Two, what is your level of interest in doing it? I’ve heard people say “I just want to have a J.D.”  I think that’s a bad idea because it doesn’t get you any­thing unless you’re going to practice law. If you’re going into another field, I think it will only help you mar­ginally; I don’t think anyone cares if you’re not prac­ticing law. You should only go to law school if you want to practice law or teach law. If you want to go into policy, go do policy. It’s not just the money you lose going to law school, it’s also the three years you lose devel­oping rela­tion­ships and actual expe­rience in the field you want to go into. Three years is a lot of time to check a box that no one’s going to care about if you’re not prac­ticing law.

And three, where did you get in? If someone is on the fence but they get into Harvard or Yale, then I would say yeah, you should probably go because those places open a broad array of options that are worth pur­suing, so that’s kind of an exception to the rule. If you get into Yale, you can kind of afford to see where it takes you.

You clerked for United States Supreme Court Justice Clarence Thomas. What was that expe­rience like?

It was an extra­or­dinary oppor­tunity to work for a very great man and a great Justice. He sees his clerks as members of his family and he puts in an extra­or­dinary amount of effort to keep up the kind of rela­tion­ships with his clerks and also among his clerks. Every couple of years, he’ll host a retreat at a resort and a hundred or so clerks will come be a part of it. He holds eight lunches a year for anyone who’s in D.C. to come join him. Every time I’ve reached out for one-on-one time with him, he’ll make time for me to stop by. He’s available by text and phone for advice if you’re dealing with career deci­sions. He sees himself as serving as a life-long friend and mentor to his clerks and really invests in people.

What did you learn from Justice Thomas while serving under him?

The way he’s por­trayed in the media couldn’t be more dif­ferent from how he is in real life. He’s always por­trayed as being quiet and ret­icent. But really he’s got this bel­lowing laugh, he’s extremely funny, and he’s very witty — he’ll have a group roaring. But he also has pro­found insights not only on law but what it means to be an hon­orable person, regardless of your pro­fession. That was a theme of my time clerking with him: he’d talk about how critical it is to do what you believe is right. He’s someone who’s lived that out in Wash­ington. It sounds easy to do the right thing, but D.C. is a place where there are tremendous pres­sures. His model and example of doing what’s right no matter the cost is a com­pelling one.
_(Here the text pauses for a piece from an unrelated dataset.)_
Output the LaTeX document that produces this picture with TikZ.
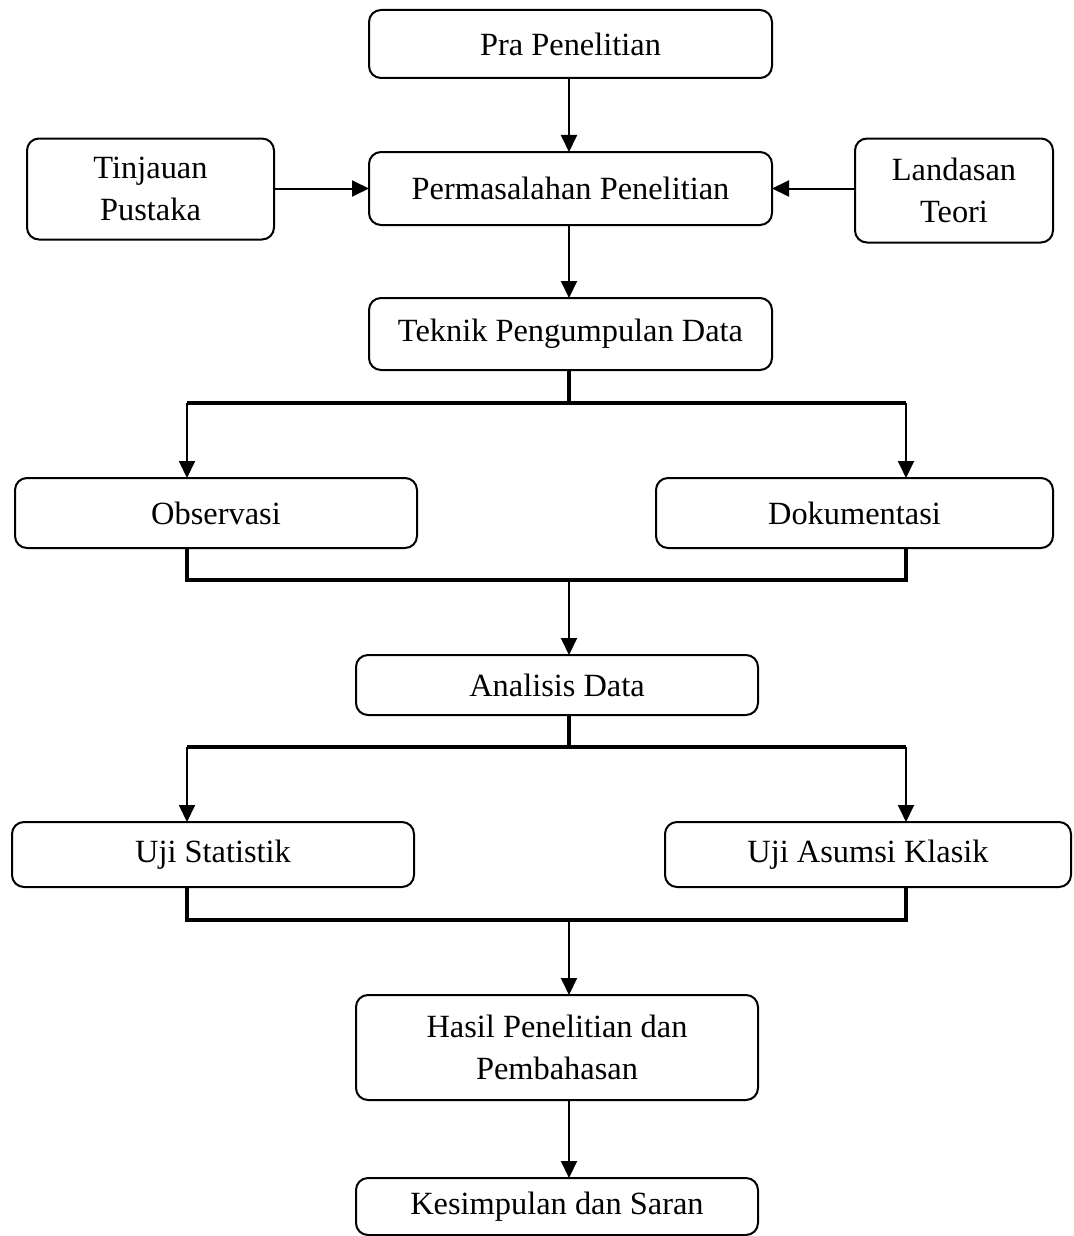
\documentclass[tikz,border=0pt]{standalone}
\usepackage{fontspec}
\setmainfont{Liberation Serif}
\usetikzlibrary{arrows.meta}
\begin{document}
\begin{tikzpicture}[x=0.5pt,y=-0.5pt,
  box/.style={draw, line width=1pt, rounded corners=6pt, inner sep=0pt, outer sep=0pt,
    align=center, font=\fontsize{16.2}{21}\selectfont},
  arr/.style={line width=1pt, -{Triangle[length=8.5pt,width=8pt]}},
  conn/.style={line width=1pt},
  thickconn/.style={line width=1.6pt}]
\useasboundingbox (0,0) rectangle (1073,1236);

\node[box, minimum width=201.5pt, minimum height=34pt]   (pra) at (570.5,44) {Pra Penelitian};
\node[box, minimum width=201.5pt, minimum height=36.5pt] (per) at (570.5,188.5) {Permasalahan Penelitian};
\node[box, minimum width=123.5pt, minimum height=50.5pt] (tin) at (150.5,189) {Tinjauan\\Pustaka};
\node[box, minimum width=99pt, minimum height=52pt]      (lan) at (954,190.5) {Landasan\\Teori};
\node[box, minimum width=201.5pt, minimum height=36pt]   (tek) at (570.5,334) {Teknik Pengumpulan Data};
\node[box, minimum width=201pt, minimum height=35pt]     (obs) at (216,513) {Observasi};
\node[box, minimum width=198.5pt, minimum height=35pt]   (dok) at (854.5,513) {Dokumentasi};
\node[box, minimum width=201pt, minimum height=30pt]     (ana) at (557,685) {Analisis Data};
\node[box, minimum width=201pt, minimum height=32.5pt]   (ujs) at (213,854.5) {Uji Statistik};
\node[box, minimum width=203pt, minimum height=32.5pt]   (uja) at (868,854.5) {Uji Asumsi Klasik};
\node[box, minimum width=201pt, minimum height=52.5pt]   (has) at (557,1047.5) {Hasil Penelitian dan\\Pembahasan};
\node[box, minimum width=201pt, minimum height=28.5pt]   (kes) at (557,1206.5) {Kesimpulan dan Saran};

\coordinate (sp) at (569,0);
\coordinate (b1L) at (187,403);
\coordinate (b1R) at (906,403);
\coordinate (m1L) at (187,580);
\coordinate (m1R) at (906,580);
\coordinate (b2L) at (187,747);
\coordinate (b2R) at (906,747);
\coordinate (m2L) at (187,920);
\coordinate (m2R) at (906,920);

\draw[arr] (pra.south -| sp) -- (per.north -| sp);
\draw[arr] (tin.east |- per.west) -- (per.west);
\draw[arr] (lan.west |- per.east) -- (per.east);
\draw[arr] (per.south -| sp) -- (tek.north -| sp);

\draw[thickconn] (tek.south -| sp) -- (b1L -| sp);
\draw[thickconn] (b1L) -- (b1R);
\draw[arr] (b1L) -- (obs.north -| b1L);
\draw[arr] (b1R) -- (dok.north -| b1R);
\draw[thickconn] (obs.south -| m1L) -- (m1L) -- (m1R) -- (dok.south -| m1R);
\draw[arr] (m1L -| sp) -- (ana.north -| sp);

\draw[thickconn] (ana.south -| sp) -- (b2L -| sp);
\draw[thickconn] (b2L) -- (b2R);
\draw[arr] (b2L) -- (ujs.north -| b2L);
\draw[arr] (b2R) -- (uja.north -| b2R);
\draw[thickconn] (ujs.south -| m2L) -- (m2L) -- (m2R) -- (uja.south -| m2R);
\draw[arr] (m2L -| sp) -- (has.north -| sp);
\draw[arr] (has.south -| sp) -- (kes.north -| sp);
\end{tikzpicture}
\end{document}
You’ve also served in the White House. What was it like to have a front-row seat to history?

It’s a very exciting place where you get incredible expe­rience in the way gov­ernment works. The Con­sti­tution vests the exec­utive branch with a very broad range of weighty respon­si­bil­ities, so I think it is its own school of gov­ernment to a degree the other branches aren’t. The Con­sti­tution also entrusts it with the authority to execute the law, so there’s a prac­tical edge to the branch. It’s ener­getic and has a very close con­nection between the work you do and real-world impact, which you see quickly.

I think there’s no better branch to under­stand the whole of our con­sti­tu­tional system than the exec­utive. If there’s an admin­is­tration that one can support, I think it’s a branch that stu­dents should con­sider going into it. I’m a big fan of the exec­utive branch.  

What advice would you have for Hillsdale stu­dents who would like to follow a similar career path to yours?

This is such a special time. You’re with like­minded people who care about the same things you do and are trying to under­stand them. This place creates space for thought, reflection, and for­mation. Don’t deprive yourself of fully entering into this time by trying to position yourself for the next thing because once you leave Hillsdale, that chapter closes forever. It’s very hard to replicate the kind of time and ability to reflect, talk, and con­verse with great minds and great faculty and stu­dents. Study hard and perform your best, but I don’t think folks need to do any par­ticular thing while they’re here to be suc­cessful. I think it would be a mistake to fail to fully embrace this place for the sake of the next step.